Published 25th Nov 2019

I love this business.

That's why I have always measured my, some would say, excessively long time in journalism as being always a pleasure and never a chore.

And it is always business, never personal, when it comes to opinion giving. There are no guarantees, trust me.

When you are seventy years old the first, and only, priority is to be seventy-one years of age.

But it is currently open season on pundits where the professionals are concerned in our game.

St. Johnstone's manager, Tommy Wright, had a televised pop at Sky Sports’ Kris Boyd after the madness and mayhem that was his side's draw with Aberdeen on Sunday.

Hearts' Austin McPhee is currently embroiled in a media war with those who would question his credentials to hold any post at Tynecastle in the wake of a weekend mauling from Kilmarnock.

And even an old codger like me has been forced to mount a defence against excessively embellished allegations made in front of a theatre audience by Celtic's captain, Scott Brown.

I love all of this nonsense because we have a magnificently mad masterpiece of a game in this country.

Celtic could finish on top of a European qualifying group for the first time in their history on Thursday night if they beat Rennes in Glasgow and Lazio get anything out of FC Cluj.

Rangers could join them in the last 32 of the Europa League if they overcome Dick Advocaat's Feyenoord in the Netherlands.

Both clubs are a credit to themselves and to the country but it is unacceptable to acknowledge that if you are blinded by bias and unable to see beyond the partisan.

Your loss.

In Scotland we always know what we don't want long before we are able to declare what we do want.

That thought came to mind when my old friend Broony scored for Celtic in the win over Livingston on Saturday.

He is a long, long odds against being asked to re-join the Scotland fold for the Euro 20230 play-offs.

But even the utterly hypothetical question of whether he should, or should not, be re-integrated into the national squad has provoked prickly debate.

For me, it's quite simple.

Neil Lennon said after Celtic's win at the weekend that Jeremie Frimpong had made his team better.

An 18 year old had improved the side who have won the last nine domestic trophies on the bounce.

If a player makes any team better shouldn't he be welcomed rather than shunned?

Ryan Kent made Rangers much better at the weekend.

Florian Kamberi, Christian Doidge and Daryl Horgan made Hibs better on Jack Ross's first competitive day at work at Easter Road.

The trouble with all of the above is that none of them are Scottish.

Scotland are weak at the back and toothless up front. If Brown can fill a hole anywhere then why not?

On the other hand, if Steve Clarke doesn't want him then he only has to say and the subject becomes redundant.

Take as long as you like, though, Steve.

We've got the Europa League and two Old Firm games in the pipeline, one of them a cup final no less, to keep us going in the meantime.

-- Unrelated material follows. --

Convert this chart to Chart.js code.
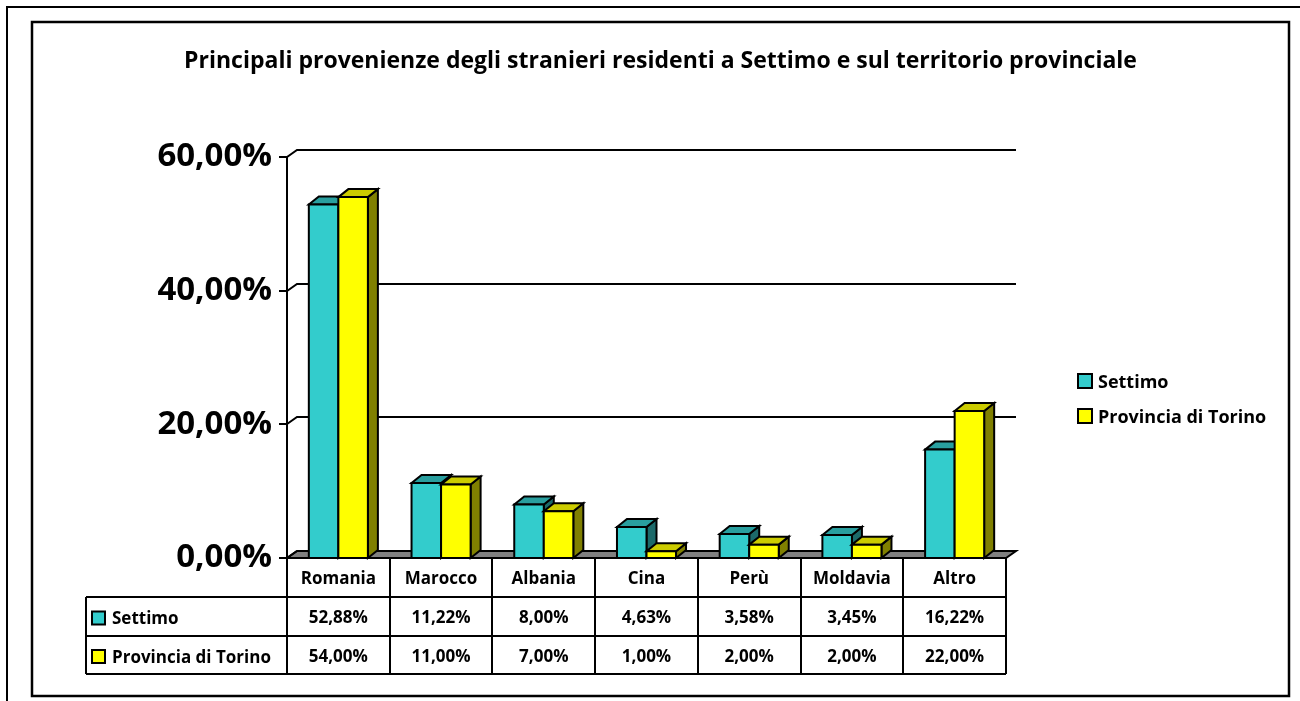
<!DOCTYPE html>
<html>
<head>
<meta charset="utf-8">
<script src="https://cdn.jsdelivr.net/npm/chart.js@4.4.0/dist/chart.umd.min.js"></script>
<style>
  html, body { margin: 0; padding: 0; background: #fff; overflow: hidden; }
  #grafico { display: block; }
</style>
</head>
<body>
<canvas id="grafico" width="1300" height="701"></canvas>
<script>
// Dati
const paesi = ['Romania', 'Marocco', 'Albania', 'Cina', 'Perù', 'Moldavia', 'Altro'];
const settimo = [52.88, 11.22, 8.00, 4.63, 3.58, 3.45, 16.22];
const provincia = [54.00, 11.00, 7.00, 1.00, 2.00, 2.00, 22.00];
const serie = ['Settimo', 'Provincia di Torino'];
const tickY = [0, 20, 40, 60];
const titolo = 'Principali provenienze degli stranieri residenti a Settimo e sul territorio provinciale';

// Colori: fronte, cima, lato
const colori = [
    { front: '#33CCCC', top: '#299F9F', side: '#1C6A6A' },
    { front: '#FFFF00', top: '#CCCC00', side: '#808000' }
];
const FONT = '"Open Sans", "Noto Sans", sans-serif';
const fmt = v => v.toFixed(2).replace('.', ',') + '%';

// Profondità 3D
const WX = 10, WY = -7;   // pareti
const BX = 10, BY = -8;   // barre

function poly(ctx, pts, fill) {
    ctx.beginPath();
    ctx.moveTo(pts[0][0], pts[0][1]);
    for (let k = 1; k < pts.length; k++) ctx.lineTo(pts[k][0], pts[k][1]);
    ctx.closePath();
    if (fill) { ctx.fillStyle = fill; ctx.fill(); }
    ctx.stroke();
}

// Pareti, pavimento e barre 3D disegnate con le coordinate delle barre di Chart.js
const barre3d = {
    id: 'barre3d',
    beforeDatasetsDraw(chart) {
        const { ctx, chartArea: a, scales: { y } } = chart;
        ctx.save();
        ctx.strokeStyle = '#000';
        ctx.lineWidth = 2;
        ctx.lineJoin = 'miter';

        // pavimento
        poly(ctx, [[a.left, a.bottom], [a.right, a.bottom], [a.right + WX, a.bottom + WY], [a.left + WX, a.bottom + WY]], '#808080');

        // griglia sulla parete di fondo
        tickY.forEach(v => {
            const yy = Math.round(y.getPixelForValue(v));
            ctx.beginPath();
            ctx.moveTo(a.left - 8, yy);
            ctx.lineTo(a.left, yy);
            ctx.lineTo(a.left + WX, yy + WY);
            if (v > 0) ctx.lineTo(a.right + WX, yy + WY);
            ctx.stroke();
        });
        // asse verticale
        ctx.beginPath();
        ctx.moveTo(a.left, y.getPixelForValue(tickY[tickY.length - 1]));
        ctx.lineTo(a.left, a.bottom);
        ctx.stroke();

        // barre: per categoria, prima Settimo poi Provincia
        const metas = [chart.getDatasetMeta(0), chart.getDatasetMeta(1)];
        paesi.forEach((p, i) => {
            metas.forEach((meta, d) => {
                const el = meta.data[i];
                const l = el.x - el.width / 2, r = el.x + el.width / 2;
                const t = el.y, b = el.base;
                const c = colori[d];
                poly(ctx, [[r, b], [r + BX, b + BY], [r + BX, t + BY], [r, t]], c.side);
                poly(ctx, [[l, t], [l + BX, t + BY], [r + BX, t + BY], [r, t]], c.top);
                poly(ctx, [[l, t], [r, t], [r, b], [l, b]], c.front);
            });
        });
        ctx.restore();
        return false;
    }
};

// Titolo, legenda, tabella dati e cornici
const decorazioni = {
    id: 'decorazioni',
    afterDraw(chart) {
        const { ctx, chartArea: a } = chart;
        ctx.save();
        ctx.strokeStyle = '#000';
        ctx.fillStyle = '#000';

        // cornici
        ctx.lineWidth = 2;
        ctx.beginPath();
        ctx.moveTo(7, 701); ctx.lineTo(7, 7); ctx.lineTo(1300, 7);
        ctx.stroke();
        ctx.lineWidth = 2.5;
        ctx.strokeRect(32, 22, 1257, 674);

        // titolo
        ctx.font = 'bold 23px ' + FONT;
        ctx.textAlign = 'center';
        ctx.textBaseline = 'middle';
        ctx.fillText(titolo, 660.5, 61);

        // legenda a destra
        ctx.lineWidth = 2;
        ctx.font = 'bold 18px ' + FONT;
        ctx.textAlign = 'left';
        [381, 416].forEach((cy, d) => {
            ctx.fillStyle = colori[d].front;
            ctx.fillRect(1078, cy - 7, 14, 14);
            ctx.strokeRect(1078, cy - 7, 14, 14);
            ctx.fillStyle = '#000';
            ctx.fillText(serie[d], 1098, cy + 2);
        });

        // tabella dati
        const righe = [a.bottom, a.bottom + 39, a.bottom + 78, a.bottom + 116];
        const catW = (a.right - a.left) / paesi.length;
        ctx.lineWidth = 2;
        ctx.beginPath();
        for (let k = 1; k < righe.length; k++) {
            ctx.moveTo(86, righe[k]); ctx.lineTo(a.right, righe[k]);
        }
        for (let k = 0; k <= paesi.length; k++) {
            const xx = Math.round(a.left + k * catW);
            ctx.moveTo(xx, righe[0]); ctx.lineTo(xx, righe[3]);
        }
        ctx.moveTo(86, righe[1]); ctx.lineTo(86, righe[3]);
        ctx.stroke();

        ctx.font = 'bold 17px ' + FONT;
        ctx.textAlign = 'center';
        const valori = [settimo, provincia];
        paesi.forEach((p, i) => {
            const cx = a.left + (i + 0.5) * catW;
            ctx.fillText(p, cx, (righe[0] + righe[1]) / 2 + 2);
            valori.forEach((arr, d) => {
                ctx.fillText(fmt(arr[i]), cx, (righe[d + 1] + righe[d + 2]) / 2 + 2);
            });
        });
        ctx.textAlign = 'left';
        serie.forEach((s, d) => {
            const cy = (righe[d + 1] + righe[d + 2]) / 2;
            ctx.fillStyle = colori[d].front;
            ctx.fillRect(92, cy - 5, 13, 13);
            ctx.strokeRect(92, cy - 5, 13, 13);
            ctx.fillStyle = '#000';
            ctx.fillText(s, 112, cy + 3);
        });
        ctx.restore();
    }
};

const ctx = document.getElementById('grafico').getContext('2d');
new Chart(ctx, {
    type: 'bar',
    data: {
        labels: paesi,
        datasets: [
            { label: serie[0], data: settimo, backgroundColor: colori[0].front },
            { label: serie[1], data: provincia, backgroundColor: colori[1].front }
        ]
    },
    options: {
        responsive: false,
        animation: false,
        devicePixelRatio: 1,
        categoryPercentage: 0.575,
        barPercentage: 1,
        layout: { padding: { left: 0, right: 294, top: 157, bottom: 143 } },
        scales: {
            x: { display: false },
            y: {
                min: 0,
                max: 60,
                afterFit(scale) { scale.width = 287; },
                ticks: {
                    stepSize: 20,
                    padding: 15,
                    color: '#000',
                    font: { family: FONT, size: 33, weight: 'bold' },
                    callback: v => fmt(v)
                },
                grid: { display: false, drawTicks: false },
                border: { display: false }
            }
        },
        plugins: {
            legend: { display: false },
            title: { display: false },
            tooltip: { enabled: false }
        }
    },
    plugins: [barre3d, decorazioni]
});
</script>
</body>
</html>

The road goes on forever, the party never ends, as one of my favourite old warblers, Leonard Cohen, once sang.

There might even be time left for Broony and me to reach a compromise on the day we had our full and frank exchange of views at Loch Lomond.

Apparently, Scott told an audience at the launch of his new DVD last week he had me, or the "wee fool" as he called me for effect, "pinned against a wall" while we were involved in meaningful discussions.

This is simply incorrect, and for one reason.

If a person half my age had me pinned against a wall I would have done something about it once I had been freed from his grip.

Something legal, not physical.

But if it got you a laugh at the DVD promotion then good luck to you, Scott.

The road goes on for ever, the party never stops.